Instructions to follow
Reproduce the listing below exactly, minus its pictures.

Material
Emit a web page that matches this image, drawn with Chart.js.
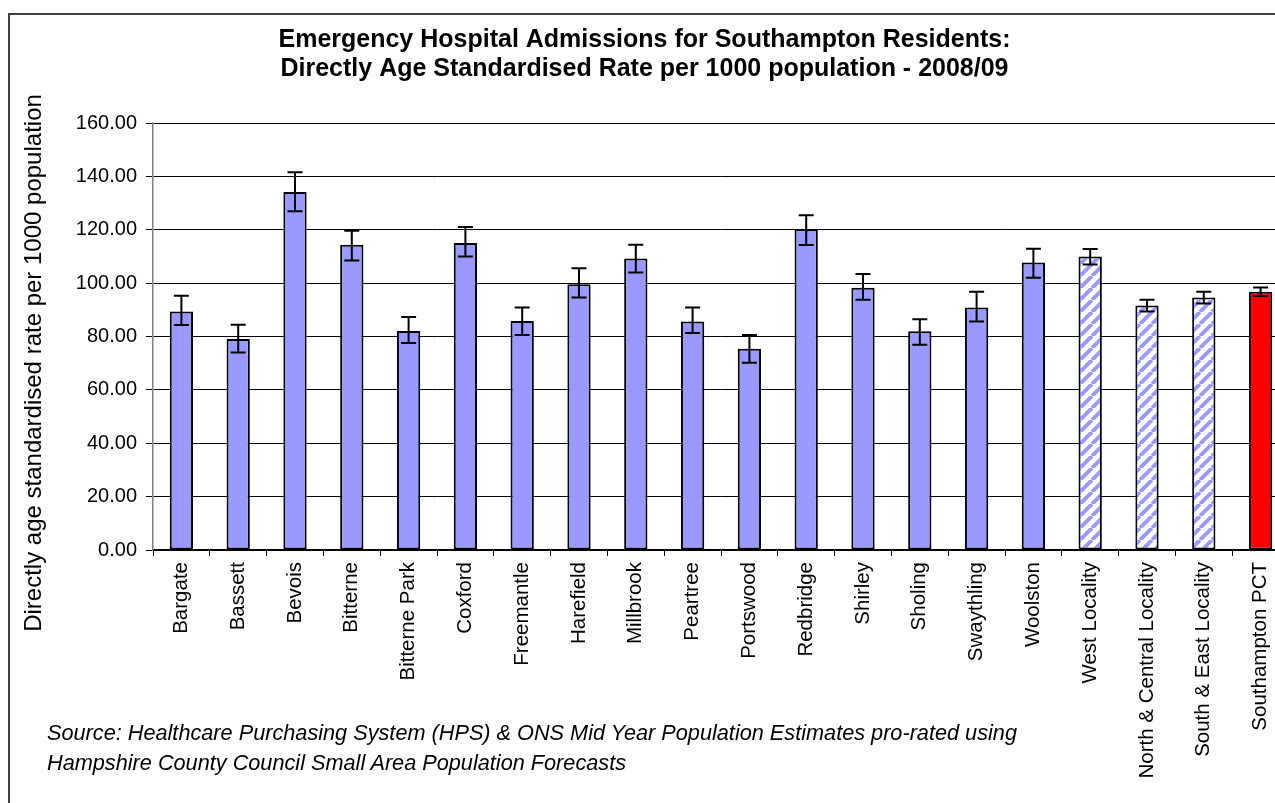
<!DOCTYPE html>
<html>
<head>
<meta charset="utf-8">
<title>Emergency Hospital Admissions - Southampton</title>
<script src="https://cdn.jsdelivr.net/npm/chart.js@4.4.1/dist/chart.umd.min.js"></script>
<style>
  body { margin: 0; background: #fff; overflow: hidden; width: 1275px; height: 803px; position: relative; }
  #frame { position: absolute; left: 8px; top: 13px; width: 1400px; height: 900px; border: 2px solid #404040; }
  #chart { position: absolute; left: 0; top: 0; }
  #source { position: absolute; left: 47px; top: 718px; font-family: "Liberation Sans", Arial, sans-serif;
            font-style: italic; font-size: 21.7px; line-height: 30px; color: #000; white-space: nowrap; }
</style>
</head>
<body>
<div id="frame"></div>
<canvas id="chart" width="1300" height="803"></canvas>
<div id="source">Source: Healthcare Purchasing System (HPS) &amp; ONS Mid Year Population Estimates pro-rated using<br>Hampshire County Council Small Area Population Forecasts</div>
<script>
const categories = ['Bargate', 'Bassett', 'Bevois', 'Bitterne', 'Bitterne Park', 'Coxford', 'Freemantle',
  'Harefield', 'Millbrook', 'Peartree', 'Portswood', 'Redbridge', 'Shirley', 'Sholing', 'Swaythling',
  'Woolston', 'West Locality', 'North & Central Locality', 'South & East Locality', 'Southampton PCT'];
const rates = [89.4, 79.1, 134.1, 114.4, 82.1, 115.0, 85.8, 99.6, 109.2, 85.6, 75.4, 120.3, 98.3, 82.0, 90.9,
  107.7, 110.0, 91.6, 94.6, 96.8];
const upperCI = [95.3, 84.4, 141.5, 119.6, 87.3, 121.0, 90.9, 105.6, 114.4, 90.9, 80.6, 125.4, 103.4, 86.5, 96.8,
  112.9, 112.8, 93.8, 96.8, 98.4];
const lowerCI = [84.3, 74.0, 126.9, 108.5, 77.6, 110.0, 80.6, 94.6, 104.0, 81.3, 70.2, 114.3, 93.8, 76.9, 85.6,
  102.0, 107.0, 89.4, 92.4, 95.2];
const localities = ['West Locality', 'North & Central Locality', 'South & East Locality'];
const yTicks = [0, 20, 40, 60, 80, 100, 120, 140, 160];

const FONT = '"Liberation Sans", Arial, sans-serif';
const canvas = document.getElementById('chart');
const ctx = canvas.getContext('2d');

// hatched fill for the locality bars
function makeHatch() {
  const s = 12;
  const c = document.createElement('canvas');
  c.width = s; c.height = s;
  const g = c.getContext('2d');
  g.fillStyle = '#fff';
  g.fillRect(0, 0, s, s);
  g.strokeStyle = '#9999ff';
  g.lineWidth = 4;
  g.beginPath();
  for (let k = -1; k <= 1; k++) {
    g.moveTo(k * s, s);
    g.lineTo(k * s + s, 0);
  }
  g.stroke();
  return ctx.createPattern(c, 'repeat');
}
const hatch = makeHatch();

function barFill(c) {
  const name = categories[c.dataIndex];
  if (name === 'Southampton PCT') return '#ff0000';
  if (localities.includes(name)) return hatch;
  return '#9999ff';
}

const errorBars = {
  id: 'errorBars',
  afterDatasetsDraw(chart) {
    const meta = chart.getDatasetMeta(0);
    const y = chart.scales.y;
    const c = chart.ctx;
    c.save();
    c.strokeStyle = '#000';
    c.lineWidth = 2;
    meta.data.forEach((bar, i) => {
      const yt = y.getPixelForValue(upperCI[i]);
      const yb = y.getPixelForValue(lowerCI[i]);
      c.beginPath();
      c.moveTo(bar.x, yt); c.lineTo(bar.x, yb);
      c.moveTo(bar.x - 7.5, yt); c.lineTo(bar.x + 7.5, yt);
      c.moveTo(bar.x - 7.5, yb); c.lineTo(bar.x + 7.5, yb);
      c.stroke();
    });
    c.restore();
  }
};

const yTitle = {
  id: 'yTitle',
  afterDraw(chart) {
    const c = chart.ctx;
    c.save();
    c.translate(34, 363);
    c.rotate(-Math.PI / 2);
    c.font = '24px ' + FONT;
    c.fillStyle = '#000';
    c.textAlign = 'center';
    c.textBaseline = 'middle';
    c.fillText('Directly age standardised rate per 1000 population', 0, 0);
    c.restore();
  }
};

new Chart(ctx, {
  type: 'bar',
  data: {
    labels: categories,
    datasets: [{
      data: rates,
      backgroundColor: barFill,
      borderColor: '#000',
      borderWidth: 2,
      borderSkipped: false,
      categoryPercentage: 1,
      barPercentage: 0.41
    }]
  },
  options: {
    responsive: false,
    animation: false,
    devicePixelRatio: 1,
    layout: { padding: { left: 0, right: 11, top: 0, bottom: 0 } },
    plugins: {
      legend: { display: false },
      tooltip: { enabled: false },
      title: {
        display: true,
        text: ['Emergency Hospital Admissions for Southampton Residents:',
               'Directly Age Standardised Rate per 1000 population - 2008/09'],
        color: '#000',
        font: { family: FONT, size: 25, weight: 'bold', lineHeight: 1.16 },
        padding: { top: 26, bottom: 39 }
      }
    },
    scales: {
      x: {
        offset: true,
        afterFit(s) { s.height = 253; },
        grid: { drawOnChartArea: false, drawTicks: true, tickLength: 6, color: '#000', offset: true },
        border: { color: '#000', width: 1.5 },
        ticks: { color: '#000', font: { family: FONT, size: 20.5 }, minRotation: 90, maxRotation: 90,
                 autoSkip: false, padding: 6 }
      },
      y: {
        min: 0,
        max: 160,
        afterFit(s) { s.width = 153; },
        afterBuildTicks(s) { s.ticks = yTicks.map(v => ({ value: v })); },
        grid: { color: '#000', lineWidth: 1, tickLength: 7 },
        border: { color: '#808080', width: 1.5 },
        ticks: { color: '#000', font: { family: FONT, size: 20 }, padding: 9,
                 callback: v => v.toFixed(2) }
      }
    }
  },
  plugins: [errorBars, yTitle]
});
</script>
</body>
</html>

Written solution
Emit a web page that matches this image, drawn with Chart.js.
<!DOCTYPE html>
<html>
<head>
<meta charset="utf-8">
<title>Emergency Hospital Admissions - Southampton</title>
<script src="https://cdn.jsdelivr.net/npm/chart.js@4.4.1/dist/chart.umd.min.js"></script>
<style>
  body { margin: 0; background: #fff; overflow: hidden; width: 1275px; height: 803px; position: relative; }
  #frame { position: absolute; left: 8px; top: 13px; width: 1400px; height: 900px; border: 2px solid #404040; }
  #chart { position: absolute; left: 0; top: 0; }
  #source { position: absolute; left: 47px; top: 718px; font-family: "Liberation Sans", Arial, sans-serif;
            font-style: italic; font-size: 21.7px; line-height: 30px; color: #000; white-space: nowrap; }
</style>
</head>
<body>
<div id="frame"></div>
<canvas id="chart" width="1300" height="803"></canvas>
<div id="source">Source: Healthcare Purchasing System (HPS) &amp; ONS Mid Year Population Estimates pro-rated using<br>Hampshire County Council Small Area Population Forecasts</div>
<script>
const categories = ['Bargate', 'Bassett', 'Bevois', 'Bitterne', 'Bitterne Park', 'Coxford', 'Freemantle',
  'Harefield', 'Millbrook', 'Peartree', 'Portswood', 'Redbridge', 'Shirley', 'Sholing', 'Swaythling',
  'Woolston', 'West Locality', 'North & Central Locality', 'South & East Locality', 'Southampton PCT'];
const rates = [89.4, 79.1, 134.1, 114.4, 82.1, 115.0, 85.8, 99.6, 109.2, 85.6, 75.4, 120.3, 98.3, 82.0, 90.9,
  107.7, 110.0, 91.6, 94.6, 96.8];
const upperCI = [95.3, 84.4, 141.5, 119.6, 87.3, 121.0, 90.9, 105.6, 114.4, 90.9, 80.6, 125.4, 103.4, 86.5, 96.8,
  112.9, 112.8, 93.8, 96.8, 98.4];
const lowerCI = [84.3, 74.0, 126.9, 108.5, 77.6, 110.0, 80.6, 94.6, 104.0, 81.3, 70.2, 114.3, 93.8, 76.9, 85.6,
  102.0, 107.0, 89.4, 92.4, 95.2];
const localities = ['West Locality', 'North & Central Locality', 'South & East Locality'];
const yTicks = [0, 20, 40, 60, 80, 100, 120, 140, 160];

const FONT = '"Liberation Sans", Arial, sans-serif';
const canvas = document.getElementById('chart');
const ctx = canvas.getContext('2d');

// hatched fill for the locality bars
function makeHatch() {
  const s = 12;
  const c = document.createElement('canvas');
  c.width = s; c.height = s;
  const g = c.getContext('2d');
  g.fillStyle = '#fff';
  g.fillRect(0, 0, s, s);
  g.strokeStyle = '#9999ff';
  g.lineWidth = 4;
  g.beginPath();
  for (let k = -1; k <= 1; k++) {
    g.moveTo(k * s, s);
    g.lineTo(k * s + s, 0);
  }
  g.stroke();
  return ctx.createPattern(c, 'repeat');
}
const hatch = makeHatch();

function barFill(c) {
  const name = categories[c.dataIndex];
  if (name === 'Southampton PCT') return '#ff0000';
  if (localities.includes(name)) return hatch;
  return '#9999ff';
}

const errorBars = {
  id: 'errorBars',
  afterDatasetsDraw(chart) {
    const meta = chart.getDatasetMeta(0);
    const y = chart.scales.y;
    const c = chart.ctx;
    c.save();
    c.strokeStyle = '#000';
    c.lineWidth = 2;
    meta.data.forEach((bar, i) => {
      const yt = y.getPixelForValue(upperCI[i]);
      const yb = y.getPixelForValue(lowerCI[i]);
      c.beginPath();
      c.moveTo(bar.x, yt); c.lineTo(bar.x, yb);
      c.moveTo(bar.x - 7.5, yt); c.lineTo(bar.x + 7.5, yt);
      c.moveTo(bar.x - 7.5, yb); c.lineTo(bar.x + 7.5, yb);
      c.stroke();
    });
    c.restore();
  }
};

const yTitle = {
  id: 'yTitle',
  afterDraw(chart) {
    const c = chart.ctx;
    c.save();
    c.translate(34, 363);
    c.rotate(-Math.PI / 2);
    c.font = '24px ' + FONT;
    c.fillStyle = '#000';
    c.textAlign = 'center';
    c.textBaseline = 'middle';
    c.fillText('Directly age standardised rate per 1000 population', 0, 0);
    c.restore();
  }
};

new Chart(ctx, {
  type: 'bar',
  data: {
    labels: categories,
    datasets: [{
      data: rates,
      backgroundColor: barFill,
      borderColor: '#000',
      borderWidth: 2,
      borderSkipped: false,
      categoryPercentage: 1,
      barPercentage: 0.41
    }]
  },
  options: {
    responsive: false,
    animation: false,
    devicePixelRatio: 1,
    layout: { padding: { left: 0, right: 11, top: 0, bottom: 0 } },
    plugins: {
      legend: { display: false },
      tooltip: { enabled: false },
      title: {
        display: true,
        text: ['Emergency Hospital Admissions for Southampton Residents:',
               'Directly Age Standardised Rate per 1000 population - 2008/09'],
        color: '#000',
        font: { family: FONT, size: 25, weight: 'bold', lineHeight: 1.16 },
        padding: { top: 26, bottom: 39 }
      }
    },
    scales: {
      x: {
        offset: true,
        afterFit(s) { s.height = 253; },
        grid: { drawOnChartArea: false, drawTicks: true, tickLength: 6, color: '#000', offset: true },
        border: { color: '#000', width: 1.5 },
        ticks: { color: '#000', font: { family: FONT, size: 20.5 }, minRotation: 90, maxRotation: 90,
                 autoSkip: false, padding: 6 }
      },
      y: {
        min: 0,
        max: 160,
        afterFit(s) { s.width = 153; },
        afterBuildTicks(s) { s.ticks = yTicks.map(v => ({ value: v })); },
        grid: { color: '#000', lineWidth: 1, tickLength: 7 },
        border: { color: '#808080', width: 1.5 },
        ticks: { color: '#000', font: { family: FONT, size: 20 }, padding: 9,
                 callback: v => v.toFixed(2) }
      }
    }
  },
  plugins: [errorBars, yTitle]
});
</script>
</body>
</html>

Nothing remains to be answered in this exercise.